Performance is one thing, but it costs money. So how do these devices stack up in terms of price/performance for FP64 calculations? Take a look:

One interesting thing is how the improvement in bang for the buck has been quick for Intel, and that is no doubt due to the influence of GPU compute, which offered considerably better value for dollar. The Intel curve is a lot steeper than the Nvidia curve, and part of that is an architectural choice on behalf of Nvidia to back off on FP64 performance increases at the same time that AMD and Intel keep boosting it. Intel also slashed prices on its “Granite Rapids” Xeon 6 processors, which brought it more in line with AMD Turin Zen 5 core processors, but AMD is still offering a bit better value on the CPU front than is Intel for FP64 vector compute.

(Note: We did not take into account Intel’s AMX tensor units with the past three generation of Xeons. We do not know anyone who is offloading HPC functions to these tensor units. But clearly, someone could.)

Shifting to a log scale shows the competitive positions of Nvidia and AMD on GPUs for FP64 compute a little easier:

Assuming our pricing is correct, AMD is the clear value leader on GPUs.

Let’s take the Nvidia H100 from 2022 as the baseline, which cost $582 per teraflops for vectors and $291 per teraflops for tensors. AMD MI250X GPUs were at $209 per teraflops on vectors and $104 per teraflops on tensors. With the MI300X, the price of the GPU has more than doubled to around $22,500, but the FP64 performance has only gone up by 1.7X, so the value per dollar is $275 per teraflops on vectors and $138 per teraflops on tensors. The Nvidia H200 costs more than the H100 with the same peak performance, and the B100 costs more still with less peak performance – and a lot less on FP64 tensor units. So it is up to $1,000 per teraflops for either vector or tensor units on the B100. The B200 adds some FP64 oomph (33 percent, to 40 teraflops) but the price is around $35,000, which is $875 per teraflops for either vector or tensor.
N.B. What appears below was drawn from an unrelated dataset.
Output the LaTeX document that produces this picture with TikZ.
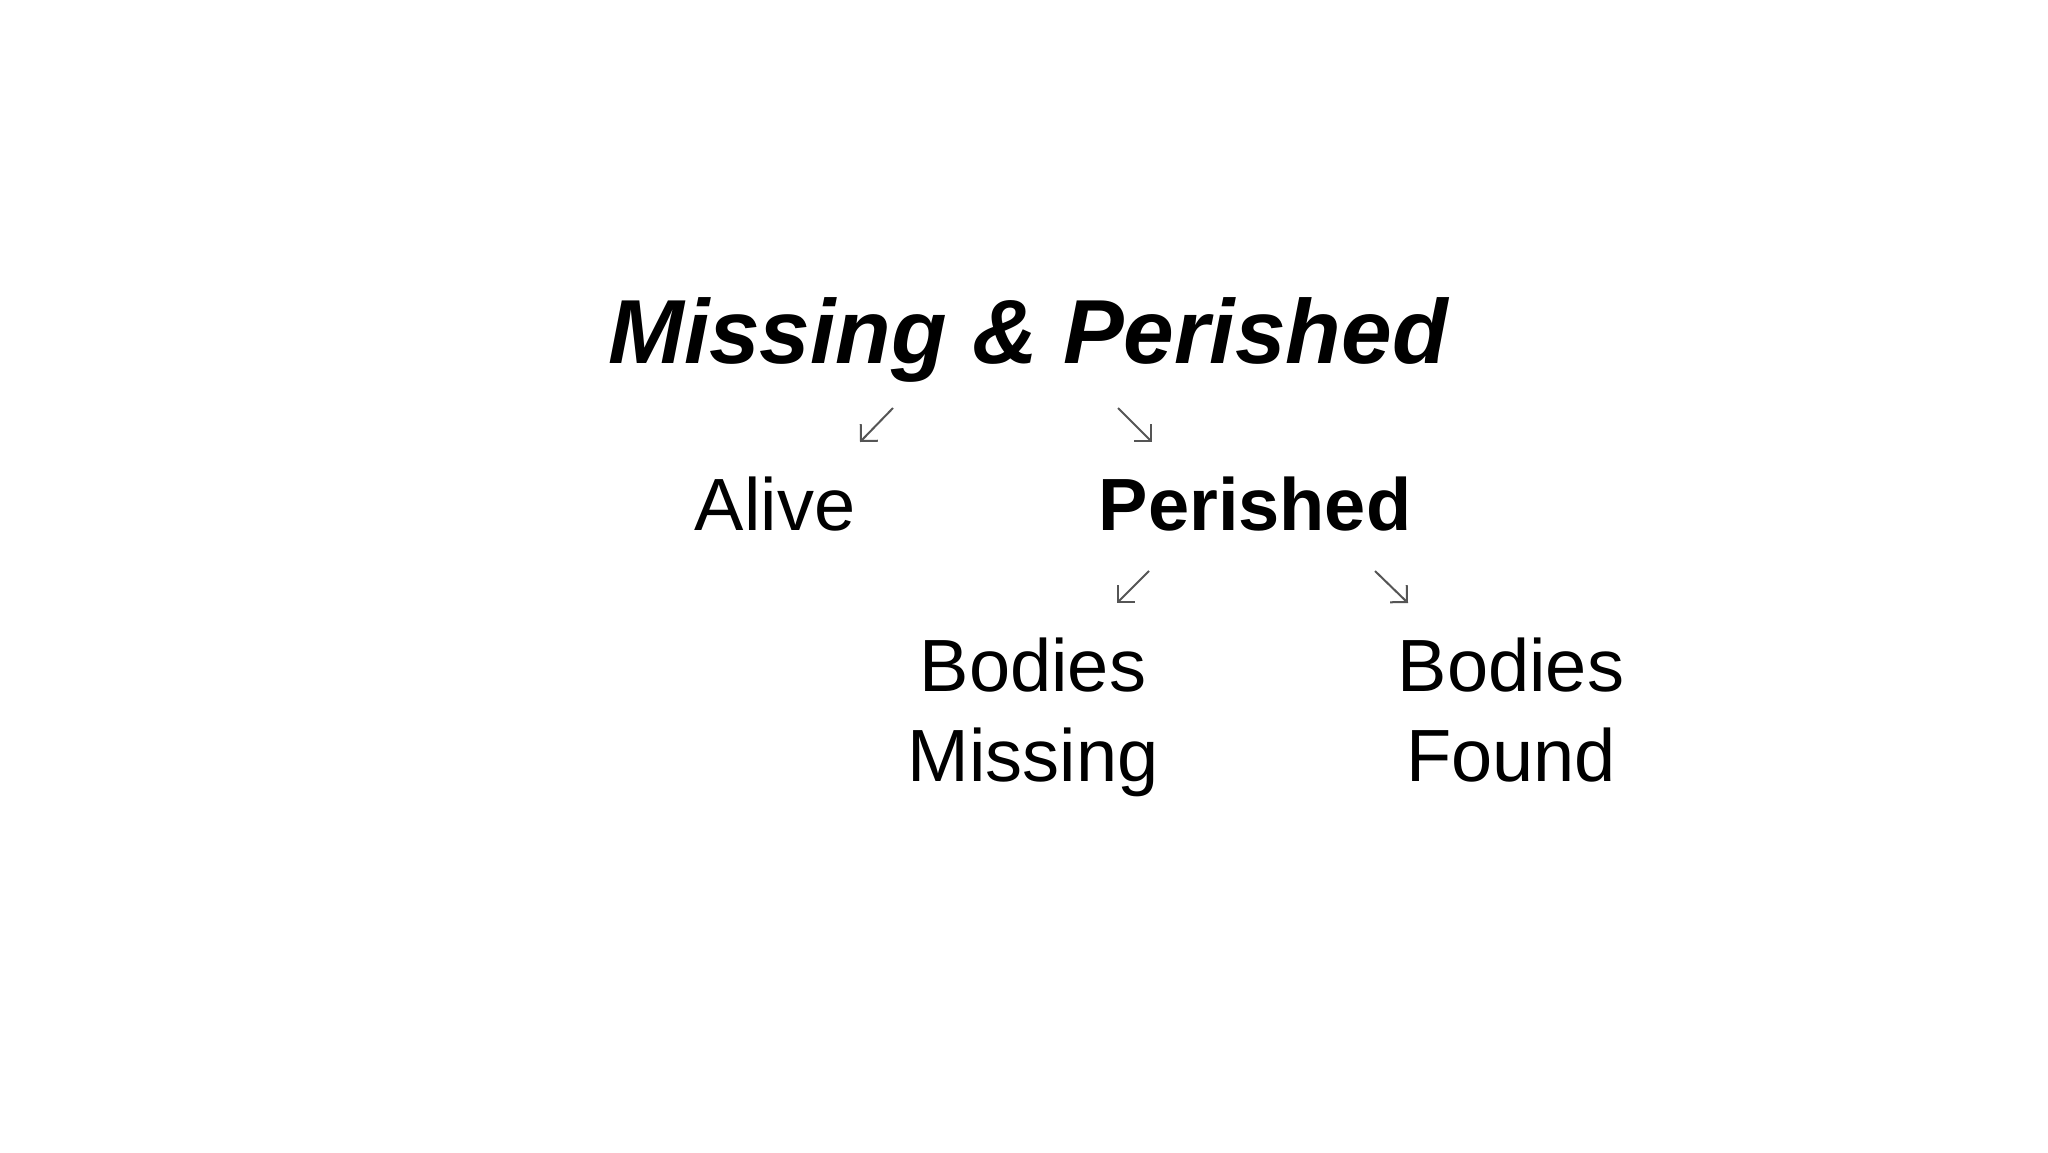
\documentclass[tikz,border=0pt]{standalone}
\usepackage{fontspec}
\setmainfont{Liberation Sans}
\usetikzlibrary{arrows.meta}
\definecolor{arrgray}{HTML}{555555}
\tikzset{
  lbl/.style={anchor=base, inner sep=0pt, outer sep=0pt, font=\fontsize{74}{90}\selectfont, align=center},
  ttl/.style={anchor=base, inner sep=0pt, outer sep=0pt, font=\fontsize{91}{110}\selectfont\bfseries\itshape},
  arr/.style={draw=arrgray, line width=2pt, -{Straight Barb[length=12pt,width=24pt,line width=2pt]}}
}
\begin{document}
\begin{tikzpicture}[x=1pt,y=-1pt]
\useasboundingbox (0,0) rectangle (2048,1152);
\fill[white] (0,0) rectangle (2048,1152);
\node[ttl] (title) at (1028,363) {Missing \& Perished};
\node[lbl] (alive) at (775,530) {Alive};
\node[lbl, font=\fontsize{74}{90}\selectfont\bfseries] (perished) at (1255,530) {Perished};
\node[lbl] (bmiss) at (1033,781) {Bodies\\Missing};
\node[lbl] (bfound) at (1511,781) {Bodies\\Found};
\coordinate (a1s) at (893,408); \coordinate (a1e) at (860,442);
\coordinate (a2s) at (1118,408); \coordinate (a2e) at (1152,442);
\coordinate (a3s) at (1149,571); \coordinate (a3e) at (1117,603);
\coordinate (a4s) at (1375,571); \coordinate (a4e) at (1408,603);
\draw[arr] (a1s) -- (a1e);
\draw[arr] (a2s) -- (a2e);
\draw[arr] (a3s) -- (a3e);
\draw[arr] (a4s) -- (a4e);
\end{tikzpicture}
\end{document}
The GB200 has a Blackwell that will run at 45 teraflops at FP64 precision, and at $40,000 that works out to $889 per teraflops.

AMD should be able to sell so many MI300Xs to the HPC community it would make our head spin. Which is why we think it cannot make as many of them as many people might be thinking.

Just for fun, a Granite Rapids Xeon 6 6980P with 128 cores is rated at 8.2 teraflops and costs $1,521 per teraflops on its vectors doing FP64 work. (It was $2,173 before the price cuts a few weeks ago.) The AMD Epyc 9755 with 128 cores running at 2.7 GHz has just over 11 teraflops of FP64 oomph at $1,174 per teraflops. That is a cost per teraflops for AMD GPUs in 2018 and for Nvidia GPUs in 2021 on their vector units.